Post-Selected Criticality in Measurement-Induced Phase Transitions in Locally Constrained Hilbert Spaces

We investigate the post-selected critical properties of measurement-induced phase transitions (MIPT) in a locally constrained Hilbert space. Specifically, we focus on the low-energy Hilbert space of the 1D PXP model, where adjacent qubits cannot be simultaneously excited.

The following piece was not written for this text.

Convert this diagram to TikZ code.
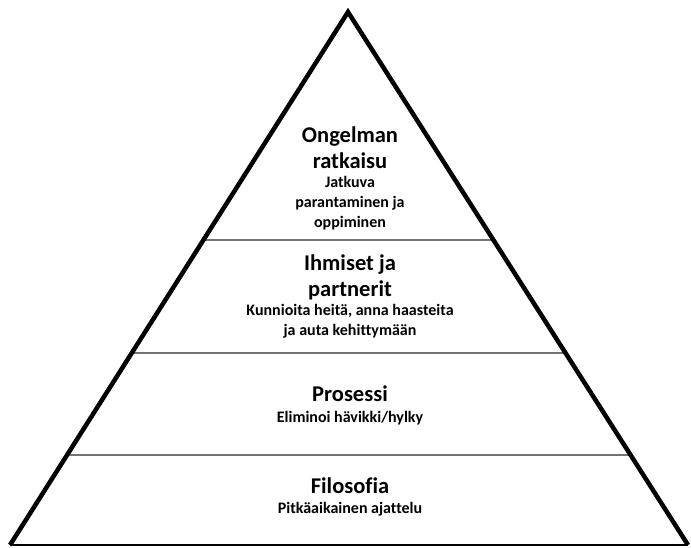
\documentclass[tikz,border=0pt]{standalone}
\usepackage{fontspec}
\setmainfont{Carlito}[Ligatures=NoCommon]
\usetikzlibrary{calc}
\begin{document}
\begin{tikzpicture}[x=1pt,y=-1pt,
  title/.style={font=\fontsize{22.5}{26}\selectfont\bfseries, align=center, inner sep=0pt},
  sub/.style={font=\fontsize{16}{20}\selectfont\bfseries, align=center, inner sep=0pt},
  side/.style={line width=4.5pt, line join=miter},
  base/.style={line width=1.5pt},
  divider/.style={draw=black!55, line width=1.8pt}]
\useasboundingbox (0,0) rectangle (691,548);
% corners of the pyramid
\coordinate (apex) at (348,12);
\coordinate (bl) at (10,545);
\coordinate (br) at (688,545);
% level dividers
\coordinate (d1l) at ($(apex)!0.4278!(bl)$);
\coordinate (d1r) at ($(apex)!0.4278!(br)$);
\coordinate (d2l) at ($(apex)!0.6398!(bl)$);
\coordinate (d2r) at ($(apex)!0.6398!(br)$);
\coordinate (d3l) at ($(apex)!0.8311!(bl)$);
\coordinate (d3r) at ($(apex)!0.8311!(br)$);
\draw[divider] (d1l) -- (d1r);
\draw[divider] (d2l) -- (d2r);
\draw[divider] (d3l) -- (d3r);
% outline
\draw[base] (bl) -- (br);
\draw[side] (bl) -- (apex) -- (br);
% level texts
\node[title] (t1) at (350,148) {Ongelman\\ratkaisu};
\node[sub] (s1) at (350,203.5) {Jatkuva\\parantaminen ja\\oppiminen};
\node[title] (t2) at (350,277) {Ihmiset ja\\partnerit};
\node[sub] (s2) at (350,321) {Kunnioita heitä, anna haasteita\\ja auta kehittymään};
\node[title] (t3) at (350,394) {Prosessi};
\node[sub] (s3) at (350,418) {Eliminoi hävikki/hylky};
\node[title] (t4) at (350,486) {Filosofia};
\node[sub] (s4) at (350,509) {Pitkäaikainen ajattelu};
\end{tikzpicture}
\end{document}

Our study examines monitored random quantum circuits consisting of single-qubit Haar random gates, which are entangling by virtue of the constraint, and post-selected projective measurements, where the qubits are consistently projected onto the ground state. Post-selected measurements profoundly impact the dynamics of the 1D PXP model, as projecting a qubit onto an excited state forces its adjacent qubits into the ground state due to the local constraint, whereas projecting a qubit onto the ground state leaves its neighbors unaffected. As a result, we anticipate that consistently projecting qubits onto the ground state may give rise to new criticality in the system. Our numerical findings provide strong evidence for a novel phase transition from area-law to volume-law entanglement driven by the rate of post-selected projective measurements. Interestingly, we also discover that the universality of post-selected measurements differs from that of non-selective measurements in this constrained Hilbert space, offering deeper insights on the influence of local constraints and post-selection in our system.